The Importance of Being Earnest
Two young gentlemen living in 1890’s England have taken to bending the truth in order to put some excitement into their lives. Jack Worthing has invented a brother, Earnest, whom he uses as an excuse to leave his dull country life behind to visit the ravishing Gwendolyn.
Algernon Moncrieff decided to take the name ‘Earnest’ when visiting Worthing’s young and beautiful ward, Cecily at the country manor. Things start to go awry when they end up together in country and their deceptions are discovered – threatening to spoil their romantic pursuits.
Rev. Canon Chasuble
This well known and much loved classic play presents a challenge for any company because the audience in the main, will have preconceived ideas about the comedy and the characters.
The play was set almost in the round. The three sets were simply but well presented. The arch of flowers for Act 2 was a good touch. Costumes were effective although Algernon, as the man about town should have appeared much smarter than Jack, but this was not the case. Jack, in his cream country suit, looked quite marvellous.
Reuben Milne was ideally cast as Jack. This was a very confident relaxed actor with an excellent speaking voice who moved well on stage. Rueben’s diction was very good and he was able to deliver the comic lines well. He was partnered by Natasha Woodcraft as Gwendolen. Here was another very fine performance. Natasha’s light voice with a good tone was excellent, her expressive face and mannerisms were a delight to watch. This was a captivating performance. This couple gave entirely believable performances and it was a pleasure to watch them on stage. Rowan Marshal as Algernon began somewhat hesitantly. His voice had a good tone but at first he delivered his lines rather quickly so that some of his diction was lost. However this improved as the play progressed. His manner after his engagement to Cecily was quite delightful and the ‘muffin’ incident with Jack at the end of Act 2 had terrific pace and energy. Abbie Miles as Cecily was another successful performer. This again was excellent pairing. Abbie brought out the innocence of Cecily which effectively balanced the worldliness of Algernon.

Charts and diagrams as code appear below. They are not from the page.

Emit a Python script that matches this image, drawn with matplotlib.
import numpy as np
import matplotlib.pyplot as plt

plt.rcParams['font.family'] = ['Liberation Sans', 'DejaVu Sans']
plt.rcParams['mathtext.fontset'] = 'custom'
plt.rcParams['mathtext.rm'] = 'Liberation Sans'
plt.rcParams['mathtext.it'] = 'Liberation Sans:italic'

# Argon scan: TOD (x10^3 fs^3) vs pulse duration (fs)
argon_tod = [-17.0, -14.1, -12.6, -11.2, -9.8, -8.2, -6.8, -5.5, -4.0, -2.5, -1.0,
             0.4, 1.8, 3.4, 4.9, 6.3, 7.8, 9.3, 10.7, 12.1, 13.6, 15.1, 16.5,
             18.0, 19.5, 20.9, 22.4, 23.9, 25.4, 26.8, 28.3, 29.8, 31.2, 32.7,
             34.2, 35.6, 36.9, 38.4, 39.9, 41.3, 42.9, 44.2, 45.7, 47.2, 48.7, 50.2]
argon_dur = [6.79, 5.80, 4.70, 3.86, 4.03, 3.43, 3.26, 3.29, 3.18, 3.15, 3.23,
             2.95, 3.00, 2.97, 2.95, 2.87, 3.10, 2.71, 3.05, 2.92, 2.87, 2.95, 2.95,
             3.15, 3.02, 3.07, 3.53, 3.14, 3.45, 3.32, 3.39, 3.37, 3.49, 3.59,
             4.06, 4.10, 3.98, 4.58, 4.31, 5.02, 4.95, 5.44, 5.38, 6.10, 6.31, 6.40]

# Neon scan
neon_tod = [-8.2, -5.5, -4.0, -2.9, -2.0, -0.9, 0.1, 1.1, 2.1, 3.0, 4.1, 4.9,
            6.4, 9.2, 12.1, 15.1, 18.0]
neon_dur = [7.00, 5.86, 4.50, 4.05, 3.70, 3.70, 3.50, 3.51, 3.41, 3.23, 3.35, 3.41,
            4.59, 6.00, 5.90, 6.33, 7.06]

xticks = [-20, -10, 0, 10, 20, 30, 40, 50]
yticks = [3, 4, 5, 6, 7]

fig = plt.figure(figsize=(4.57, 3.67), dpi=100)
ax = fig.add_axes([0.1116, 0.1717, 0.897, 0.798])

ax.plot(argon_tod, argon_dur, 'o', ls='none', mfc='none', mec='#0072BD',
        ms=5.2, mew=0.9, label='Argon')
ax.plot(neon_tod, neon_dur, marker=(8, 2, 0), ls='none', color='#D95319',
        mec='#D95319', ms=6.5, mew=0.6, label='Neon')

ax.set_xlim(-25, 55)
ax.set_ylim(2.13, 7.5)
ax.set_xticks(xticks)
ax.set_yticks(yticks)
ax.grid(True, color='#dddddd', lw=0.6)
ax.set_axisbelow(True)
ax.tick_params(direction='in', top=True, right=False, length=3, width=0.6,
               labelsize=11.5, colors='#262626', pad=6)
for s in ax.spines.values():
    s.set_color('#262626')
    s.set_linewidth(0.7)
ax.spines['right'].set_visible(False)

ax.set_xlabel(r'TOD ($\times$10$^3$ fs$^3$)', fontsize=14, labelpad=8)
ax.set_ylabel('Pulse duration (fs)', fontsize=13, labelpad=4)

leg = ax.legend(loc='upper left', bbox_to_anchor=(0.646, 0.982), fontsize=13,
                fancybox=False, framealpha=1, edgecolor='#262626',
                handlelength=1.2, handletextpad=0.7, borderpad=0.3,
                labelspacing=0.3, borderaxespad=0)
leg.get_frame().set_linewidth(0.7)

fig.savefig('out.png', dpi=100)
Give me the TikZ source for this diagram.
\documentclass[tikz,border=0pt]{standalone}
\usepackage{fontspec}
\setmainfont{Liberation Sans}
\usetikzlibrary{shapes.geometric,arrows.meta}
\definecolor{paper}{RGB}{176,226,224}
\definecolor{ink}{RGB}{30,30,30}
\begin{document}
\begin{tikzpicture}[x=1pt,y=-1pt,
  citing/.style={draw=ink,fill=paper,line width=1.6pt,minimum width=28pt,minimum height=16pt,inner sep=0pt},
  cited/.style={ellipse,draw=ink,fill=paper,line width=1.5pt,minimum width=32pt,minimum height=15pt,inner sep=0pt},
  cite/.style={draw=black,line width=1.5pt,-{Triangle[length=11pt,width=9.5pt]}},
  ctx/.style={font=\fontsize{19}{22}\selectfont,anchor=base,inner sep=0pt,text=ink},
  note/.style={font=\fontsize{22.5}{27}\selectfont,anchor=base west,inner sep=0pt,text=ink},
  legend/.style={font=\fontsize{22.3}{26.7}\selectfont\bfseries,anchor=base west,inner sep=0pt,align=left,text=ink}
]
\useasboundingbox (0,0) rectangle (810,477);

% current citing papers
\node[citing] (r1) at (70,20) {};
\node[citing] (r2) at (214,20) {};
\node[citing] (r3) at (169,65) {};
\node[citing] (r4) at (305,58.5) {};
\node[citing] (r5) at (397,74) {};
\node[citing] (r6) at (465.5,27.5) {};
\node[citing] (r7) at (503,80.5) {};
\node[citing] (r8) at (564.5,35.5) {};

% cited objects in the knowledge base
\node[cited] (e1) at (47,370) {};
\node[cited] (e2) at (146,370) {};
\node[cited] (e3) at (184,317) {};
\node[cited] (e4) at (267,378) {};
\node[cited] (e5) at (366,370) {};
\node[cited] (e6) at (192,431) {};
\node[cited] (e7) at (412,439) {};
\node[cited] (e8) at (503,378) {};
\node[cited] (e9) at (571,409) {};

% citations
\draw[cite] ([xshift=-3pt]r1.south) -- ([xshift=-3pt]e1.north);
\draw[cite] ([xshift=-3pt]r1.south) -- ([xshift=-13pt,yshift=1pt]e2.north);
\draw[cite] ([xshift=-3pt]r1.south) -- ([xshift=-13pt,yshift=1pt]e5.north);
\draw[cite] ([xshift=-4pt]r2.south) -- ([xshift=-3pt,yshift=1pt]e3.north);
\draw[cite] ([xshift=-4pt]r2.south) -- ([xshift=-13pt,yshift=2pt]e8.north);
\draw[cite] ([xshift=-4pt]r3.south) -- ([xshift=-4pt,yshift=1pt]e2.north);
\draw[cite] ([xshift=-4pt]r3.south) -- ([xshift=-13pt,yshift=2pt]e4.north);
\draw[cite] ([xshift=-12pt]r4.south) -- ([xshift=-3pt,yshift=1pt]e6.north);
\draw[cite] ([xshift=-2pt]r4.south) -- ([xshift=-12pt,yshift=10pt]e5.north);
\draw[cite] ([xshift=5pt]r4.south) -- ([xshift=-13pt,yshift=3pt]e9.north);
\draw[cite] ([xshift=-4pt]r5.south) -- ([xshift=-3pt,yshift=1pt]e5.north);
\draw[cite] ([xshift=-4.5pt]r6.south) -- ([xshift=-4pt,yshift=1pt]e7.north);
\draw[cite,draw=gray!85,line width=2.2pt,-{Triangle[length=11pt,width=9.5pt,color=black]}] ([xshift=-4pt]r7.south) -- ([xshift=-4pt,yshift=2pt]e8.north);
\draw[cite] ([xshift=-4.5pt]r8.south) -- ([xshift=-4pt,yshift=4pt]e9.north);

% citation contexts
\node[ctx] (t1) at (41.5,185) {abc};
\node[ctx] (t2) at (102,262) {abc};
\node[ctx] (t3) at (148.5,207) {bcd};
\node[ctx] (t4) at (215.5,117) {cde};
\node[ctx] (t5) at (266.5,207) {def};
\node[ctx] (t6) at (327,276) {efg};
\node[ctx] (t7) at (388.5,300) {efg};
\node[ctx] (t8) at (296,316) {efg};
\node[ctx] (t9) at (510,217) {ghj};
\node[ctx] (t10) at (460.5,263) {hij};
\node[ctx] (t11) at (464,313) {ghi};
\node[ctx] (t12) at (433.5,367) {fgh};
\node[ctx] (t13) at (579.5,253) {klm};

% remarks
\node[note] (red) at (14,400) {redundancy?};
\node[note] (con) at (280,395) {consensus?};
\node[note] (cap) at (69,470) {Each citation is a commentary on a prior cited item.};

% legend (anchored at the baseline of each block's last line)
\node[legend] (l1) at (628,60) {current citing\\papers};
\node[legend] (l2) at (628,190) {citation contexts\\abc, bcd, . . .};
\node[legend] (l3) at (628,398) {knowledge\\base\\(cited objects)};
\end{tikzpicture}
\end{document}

Charlotte Edwards’ performance as Lady Bracknell was not entirely convincing at first. Lady Bracknell is described as a gorgon, a monster and this should be evidenced in her voice, demeanor and appearance. She should have presence from her first entrance, a more impressive hat would have helped this illusion. Charlotte’s light voice lacked the upper class gravitas, the delivery of lines could have been more commanding, so that Lady Bracknell is seen to be imposing her opinions. George Kelly as Chasuble was well cast. His voice and attitude entirely in keeping with a country rector. Christine Suggars was convincing as Miss Prism especially in Act Three. Don McKay was excellent in the cameo part of Lane. He added much humour to Act One through his voice and delivery of lines.
This was an entertaining production. However careful setting is needed when playing in the round. The nature of this setting imposes demands on the actors, they must be heard and understood even when they have their backs to the audience. Isobella was not entirely successful in achieving this. Chasuble had his back to the audience during his first appearance so I found it difficult to hear each line. Some key elements of the plot were also lost due to masking: it was difficult to see Algernon making a note of Jack’s address in the country in Act One and in Act Two the butler masked the comic effect of Cecily adding sugar to Gwendolen’s tea. Nevertheless, in general the setting worked well. The pace of the piece was good, especially in Act Two.
St. Neots players are to be congratulated on presenting an enjoyable piece of theatre.